Problem description => Reproduce exactly, with no pictures, each line from the opening of the material down through the line containing "const left = 412.5, right".
____
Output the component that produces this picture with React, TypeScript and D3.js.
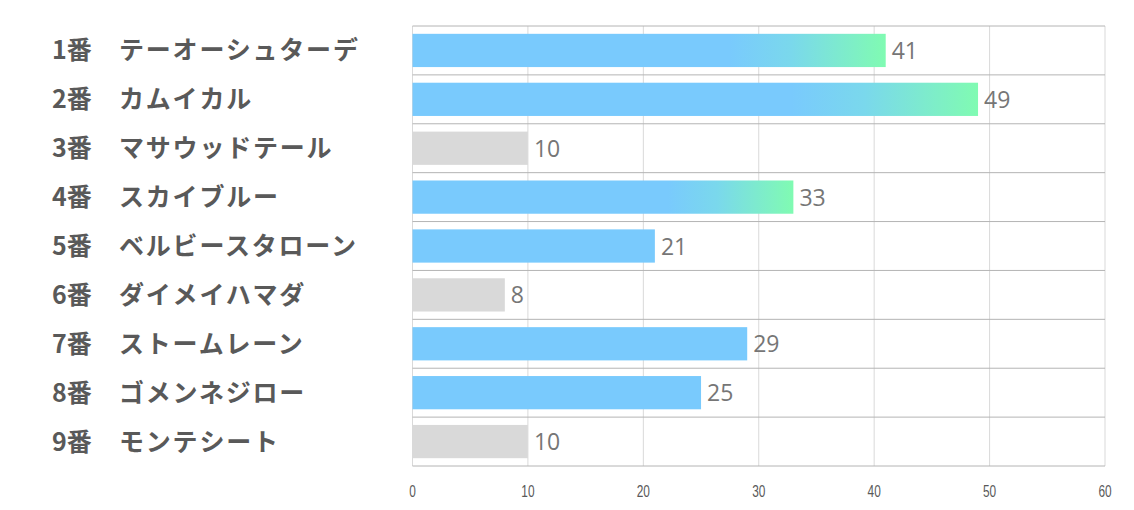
import React from "react";
import * as d3 from "d3";

const numbers = ["1番", "2番", "3番", "4番", "5番", "6番", "7番", "8番", "9番"];
const names = ["テーオーシュターデ", "カムイカル", "マサウッドテール", "スカイブルー", "ベルビースタローン", "ダイメイハマダ", "ストームレーン", "ゴメンネジロー", "モンテシート"];
const values = [41, 49, 10, 33, 21, 8, 29, 25, 10];
const kinds = ["grad", "grad", "gray", "grad", "blue", "gray", "blue", "blue", "gray"];
const ticks = [0, 10, 20, 30, 40, 50, 60];

const W = 1134, H = 510;
const left = 412.5, right = 1105, top = 26, bottom = 466;

export default function App() {
  const x = d3.scaleLinear().domain([0, 60]).range([left, right]);
  const y = d3.scaleBand<number>().domain(d3.range(values.length)).range([top, bottom]).paddingInner(0.32).paddingOuter(0.16);
  const band = (bottom - top) / values.length;
  const fill = (i: number) => kinds[i] === "gray" ? "#D9D9D9" : kinds[i] === "blue" ? "#79CAFD" : `url(#g${i})`;
  return (
    <svg width={W} height={H} style={{ position: "absolute", left: 0, top: 0, background: "#fff" }}>
      <defs>
        {values.map((v, i) => kinds[i] === "grad" ? (
          <linearGradient key={i} id={`g${i}`} x1="0" x2="1" y1="0" y2="0">
            <stop offset="0" stopColor="#79CAFD" />
            <stop offset="0.67" stopColor="#79CAFD" />
            <stop offset="0.8" stopColor="#7AD8EC" />
            <stop offset="1" stopColor="#80FBB2" />
          </linearGradient>
        ) : null)}
      </defs>
      {ticks.map((t) => (
        <line key={t} x1={x(t)} x2={x(t)} y1={top} y2={bottom} stroke="#D9D9D9" strokeWidth={1} />
      ))}
      {d3.range(values.length + 1).map((i) => (
        <line key={i} x1={left} x2={right} y1={top + i * band} y2={top + i * band} stroke="#B4B4B4" strokeWidth={1} />
      ))}
      {values.map((v, i) => (
        <g key={i}>
          <rect x={x(0)} y={y(i)} width={x(v) - x(0)} height={y.bandwidth()} fill={fill(i)} />
          <text x={x(v) + 6} y={y(i)! + y.bandwidth() / 2} dy="0.37em" fontSize={23} fill="#767676" fontFamily="'Open Sans', 'Noto Sans', sans-serif">{v}</text>
          <text x={52} y={y(i)! + y.bandwidth() / 2} dy="0.36em" fontSize={25} fontWeight="bold" fill="#595959" fontFamily="'Noto Sans CJK JP', sans-serif">{numbers[i]}</text>
          <text x={119} y={y(i)! + y.bandwidth() / 2} dy="0.36em" fontSize={25} letterSpacing={1.8} fontWeight="bold" fill="#595959" fontFamily="'Noto Sans CJK JP', sans-serif">{names[i]}</text>
        </g>
      ))}
      {ticks.map((t) => (
        <text key={t} transform={`translate(${x(t)},497) scale(0.72,1)`} textAnchor="middle" fontSize={16.5} fill="#595959" fontFamily="'Liberation Sans', Arial, sans-serif">{t}</text>
      ))}
    </svg>
  );
}
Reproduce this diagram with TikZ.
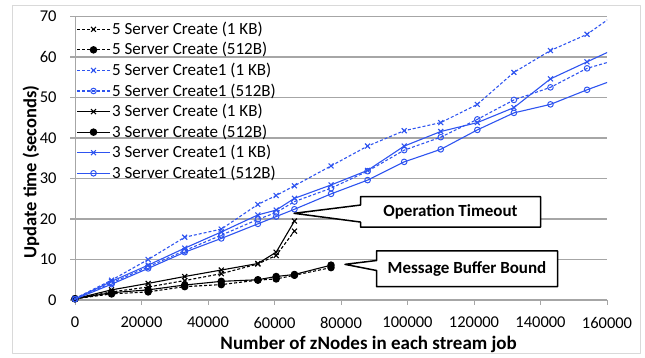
____
Solved exercise =>
Output the component that produces this picture with React, TypeScript and D3.js.
import React from "react";
import * as d3 from "d3";

const numbers = ["1番", "2番", "3番", "4番", "5番", "6番", "7番", "8番", "9番"];
const names = ["テーオーシュターデ", "カムイカル", "マサウッドテール", "スカイブルー", "ベルビースタローン", "ダイメイハマダ", "ストームレーン", "ゴメンネジロー", "モンテシート"];
const values = [41, 49, 10, 33, 21, 8, 29, 25, 10];
const kinds = ["grad", "grad", "gray", "grad", "blue", "gray", "blue", "blue", "gray"];
const ticks = [0, 10, 20, 30, 40, 50, 60];

const W = 1134, H = 510;
const left = 412.5, right = 1105, top = 26, bottom = 466;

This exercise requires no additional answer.